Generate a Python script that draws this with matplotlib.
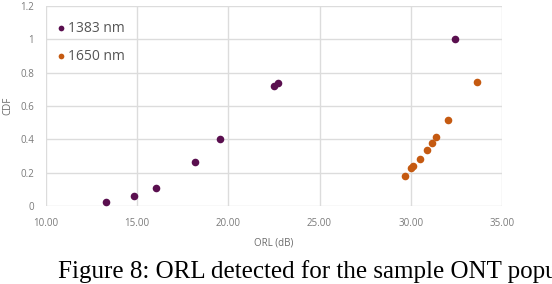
import matplotlib
matplotlib.use("Agg")
import matplotlib.pyplot as plt
from matplotlib.ticker import FuncFormatter

x_1383 = [13.29, 14.81, 16.02, 18.16, 19.53, 22.51, 22.71, 32.40]
y_1383 = [0.022, 0.058, 0.110, 0.262, 0.403, 0.720, 0.735, 1.000]
x_1650 = [29.69, 30.02, 30.12, 30.50, 30.90, 31.16, 31.41, 32.07, 33.66]
y_1650 = [0.180, 0.228, 0.240, 0.283, 0.335, 0.375, 0.415, 0.513, 0.744]

series_labels = ["1383 nm", "1650 nm"]
x_ticks = [10, 15, 20, 25, 30, 35]
y_ticks = [0, 0.2, 0.4, 0.6, 0.8, 1.0, 1.2]
x_label = "ORL (dB)"
y_label = "CDF"
caption = "Figure 8: ORL detected for the sample ONT population"

purple = "#5a0f4f"
orange = "#c55a11"
gray = "#6a6a6a"

fig = plt.figure(figsize=(5.52, 2.84), dpi=100)
ax = fig.add_axes([0.0833, 0.2746, 0.826, 0.7045])

ax.scatter(x_1383, y_1383, s=30, color=purple, label=series_labels[0], zorder=3, linewidths=0)
ax.scatter(x_1650, y_1650, s=30, color=orange, label=series_labels[1], zorder=3, linewidths=0)

ax.set_xlim(10, 35)
ax.set_ylim(0, 1.2)
ax.set_xticks(x_ticks)
ax.set_yticks(y_ticks)
ax.xaxis.set_major_formatter(FuncFormatter(lambda v, p: f"{v:.2f}"))
ax.yaxis.set_major_formatter(FuncFormatter(lambda v, p: f"{v:g}"))
ax.grid(True, color="#dcdcdc", linewidth=1.0, zorder=0)
ax.set_axisbelow(True)
for s in ax.spines.values():
    s.set_visible(False)
ax.tick_params(length=0, labelsize=7, labelcolor="#7a7a7a", pad=8.5)
for lbl in ax.get_xticklabels() + ax.get_yticklabels():
    lbl.set_fontfamily("Open Sans")
ax.set_xlabel(x_label, fontsize=7, color=gray, family="Open Sans")
ax.set_ylabel(y_label, fontsize=7, color=gray, family="Open Sans")
ax.xaxis.set_label_coords(0.5, -0.185)
ax.xaxis.label.set_va("center")
ax.yaxis.set_label_coords(-0.084, 0.5)
ax.yaxis.label.set_va("center")

leg = ax.legend(loc="upper left", bbox_to_anchor=(0.0175, 0.925), frameon=False,
                prop={"family": "Open Sans", "size": 10}, labelcolor="#555555",
                handlelength=1.0, handletextpad=0.0, labelspacing=0.95,
                markerscale=0.75, borderaxespad=0.0, borderpad=0.0)

fig.text(0.105, 0.021, caption, fontsize=18, family="Liberation Serif",
         color="black", va="baseline")

fig.savefig("out.png", dpi=100)
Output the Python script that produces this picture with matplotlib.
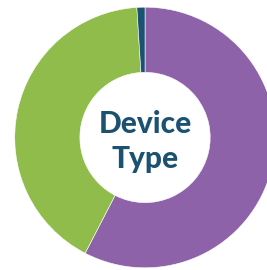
import matplotlib
matplotlib.use("Agg")
import matplotlib.pyplot as plt

categories = ["Mobile", "Desktop", "Tablet"]
shares = [57.6, 41.4, 1.0]
colors = ["#8E62A9", "#8FBC4A", "#1B5272"]
title_lines = ["Device", "Type"]

fig = plt.figure(figsize=(2.67, 2.70), dpi=100)
ax = fig.add_axes([0, 0, 1, 1])
ax.pie(shares, colors=colors, startangle=90, counterclock=False,
       radius=1.0, wedgeprops=dict(width=0.5, edgecolor="white", linewidth=0.4))
ax.set_xlim(-1.113, 0.936)
ax.set_ylim(-1.017, 1.055)
ax.set_aspect("auto")
ax.axis("off")

ax.text(0, 0.037, title_lines[0], ha="center", va="baseline", fontsize=21.5,
        fontweight="black", family="Lato", color="#1B5272")
ax.text(0, -0.234, title_lines[1], ha="center", va="baseline", fontsize=21.5,
        fontweight="black", family="Lato", color="#1B5272")

fig.savefig("out.png", dpi=100, facecolor="white")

########

What you have to do: Go through the preceding material and copy each line that has the word "script".

The completed task:
Generate a Python script that draws this with matplotlib.
Output the Python script that produces this picture with matplotlib.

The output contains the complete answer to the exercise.